Friday 17 August 2012

The Effects of a Euro Collapse

Some believe that the destruction of the Eurozone, and as a consequence the collapse of the common currency, is eminent. Many actually look at this favorably as they believe that such a result would be beneficial to the world. I have read articles stating "why doesn't the Euro collapse to get over with this situation? We will deal with the consequences and then be better off". The problem is no one seems to understand what these consequences are. 

The following is an excerpt from a Financial Times article in 2011 (article can be found here):
"A euro area breakup, even a partial one involving the exit of one or more fiscally and competitively weak countries, would be chaotic. A full or comprehensive break-up, with the euro area splintering into a Greater Deutschmark zone and about 10 national currencies would create pandemonium. It would not be a planned, orderly, gradual unwinding of existing political, economic and legal commitments. Exit, partial or full, would likely be precipitated by disorderly sovereign defaults in the fiscally and competitively weak member states, whose currencies would weaken dramatically and whose banks would fail. If Spain and Italy were to exit, there would be a collapse of systemically important financial institutions throughout the European Union and North America and years of global depression."
Does this sound bad enough? The article states that a Greek exit could be manageable. It could be, only if the ECB decides to bail-out the EU countries which would be affected by that exit (That would be hmm... almost every country in the EU, even Germany). If the ECB decides that it would help the countries which would face disaster after a Grexit then why not help Greece directly and avoid such an outcome? The outcome of an Italian exit would be even worse given that it is the 8th largest economy in the world. You may only imagine what would happen if Germany were to exit.

The aftermath of an exit would occur not only to the Union but to the exiting country as well. For example, a Greek exit would mean that prices and wages in the country would fall rapidly, gaining a short-run competitive advantage which would be lost after inflationary powers settle on the country.

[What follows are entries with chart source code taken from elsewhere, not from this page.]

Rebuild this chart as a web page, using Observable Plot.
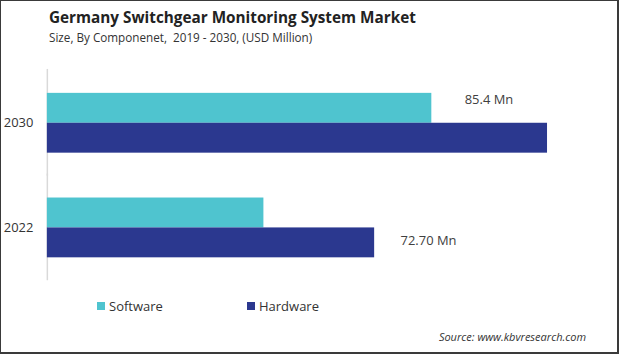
<!DOCTYPE html>
<html><head><meta charset="utf-8">
<script src="https://cdn.jsdelivr.net/npm/d3@7"></script>
<script src="https://cdn.jsdelivr.net/npm/@observablehq/plot@0.6"></script>
<style>
body{margin:0;background:#fff;}
#wrap{position:relative;width:619px;height:354px;box-sizing:border-box;border-style:solid;border-color:#3a3a3a;border-width:1px 2px 2px 1px;overflow:hidden;font-family:"Open Sans",sans-serif;color:#333;background:#fff;}
#title{position:absolute;left:48px;top:6px;font-size:15.3px;font-weight:700;line-height:20px;color:#222;white-space:nowrap;}
#subtitle{position:absolute;left:48px;top:28px;font-size:11.7px;line-height:16px;color:#333;white-space:nowrap;}
#chart{position:absolute;left:-1px;top:49px;}
.leg{position:absolute;top:297px;font-size:13px;line-height:16px;color:#333;white-space:nowrap;}
.sw{position:absolute;width:8px;height:8px;top:301px;}
#source{position:absolute;right:31px;top:328px;font-size:11px;font-style:italic;line-height:16px;color:#333;white-space:nowrap;}
</style></head>
<body>
<div id="wrap">
  <div id="title">Germany Switchgear Monitoring System Market</div>
  <div id="subtitle">Size, By Componenet,&nbsp; 2019 - 2030, (USD Million)</div>
  <div id="chart"></div>
  <div id="legend"></div>
  <div id="source">Source: www.kbvresearch.com</div>
</div>
<script>
const years = ["2030", "2022"];
const components = ["Software", "Hardware"];
const colors = ["#4fc4cf", "#2b388f"];
const softwareValues = [85.4, 48.1];   // 2030, 2022
const hardwareValues = [111.1, 72.70]; // 2030, 2022
const labelYears = ["2030", "2022"];
const labelComponents = ["Software", "Hardware"];
const labelValues = [85.4, 72.70];
const labelTexts = ["85.4 Mn", "72.70 Mn"];

const data = [];
years.forEach((y, i) => {
  data.push({year: y, component: "Software", value: softwareValues[i]});
  data.push({year: y, component: "Hardware", value: hardwareValues[i]});
});
const labels = labelYears.map((y, i) => ({year: y, component: labelComponents[i], value: labelValues[i], text: labelTexts[i]}));
const axisRule = years.map(y => ({year: y, value: 0}));

const chart = Plot.plot({
  width: 619, height: 240,
  marginTop: 19, marginBottom: 9, marginLeft: 47, marginRight: 30,
  style: {fontFamily: "'Open Sans', sans-serif", fontSize: "13px", color: "#333", background: "transparent"},
  x: {domain: [0, 120], axis: null},
  y: {domain: components, padding: 0, axis: null},
  fy: {domain: years, paddingInner: 0.419, paddingOuter: 0.219, label: null, axis: "left", tickSize: 0, tickPadding: 14},
  color: {domain: components, range: colors},
  marks: [
    Plot.ruleX(axisRule, {fy: "year", x: "value", stroke: "#d9d9d9", strokeWidth: 1.5, insetTop: -23, insetBottom: -23}),
    Plot.barX(data, {fy: "year", y: "component", x: "value", fill: "component"}),
    Plot.text(labels.slice(0, 1), {fy: "year", y: "component", x: "value", text: "text", textAnchor: "start", dx: 33, dy: -8, fontSize: 13, fill: "#404040"}),
    Plot.text(labels.slice(1, 2), {fy: "year", y: "component", x: "value", text: "text", textAnchor: "start", dx: 26, dy: -2, fontSize: 13, fill: "#404040"})
  ]
});
document.getElementById("chart").appendChild(chart);

const legend = document.getElementById("legend");
const legX = [96, 246];
components.forEach((c, i) => {
  const sw = document.createElement("div");
  sw.className = "sw"; sw.style.left = legX[i] + "px"; sw.style.background = colors[i];
  legend.appendChild(sw);
  const t = document.createElement("div");
  t.className = "leg"; t.style.left = (legX[i] + 12) + "px"; t.textContent = c;
  legend.appendChild(t);
});
</script>
</body></html>
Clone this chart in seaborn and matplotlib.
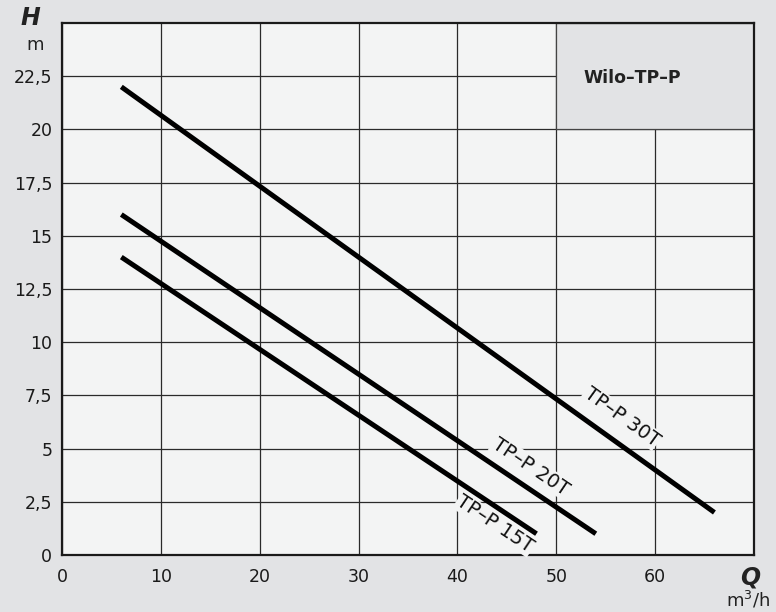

As a result, the country would be poor, uncompetitive and with the additional disadvantage that no one would dare lend it because it that had just exited the EU. If Germany exits then the new German currency would suffer such an up-rise which would make all German products uncompetitive, leading the now booming German exports to a downward spiral.
In another article, a euro collapse is called as the "mother of all financial disaster". Robert Zoellick, the former president of the World Bank has stated that Europe may have a Lehman moment. (Just like the Lehman Brothers collapse in 2008, which triggered the worst recession in the world since the 1930's).
The worst part of all is that most of the consequences which may occur under a Euro collapse are still unknown. Germany is thought to be the state with the most sound economy in the EU now. However, German investors hold 550bn euros of sovereign bonds outside of Germany. What would happen if the euro collapsed? Most likely they would lose it all and the German government would have to bail them out. One may only imagine how many EU bonds are in the hands of non-European banks and other investors.

My simple conclusion agrees with this LSE article: It is better to do everything to save the euro than to let it fall apart.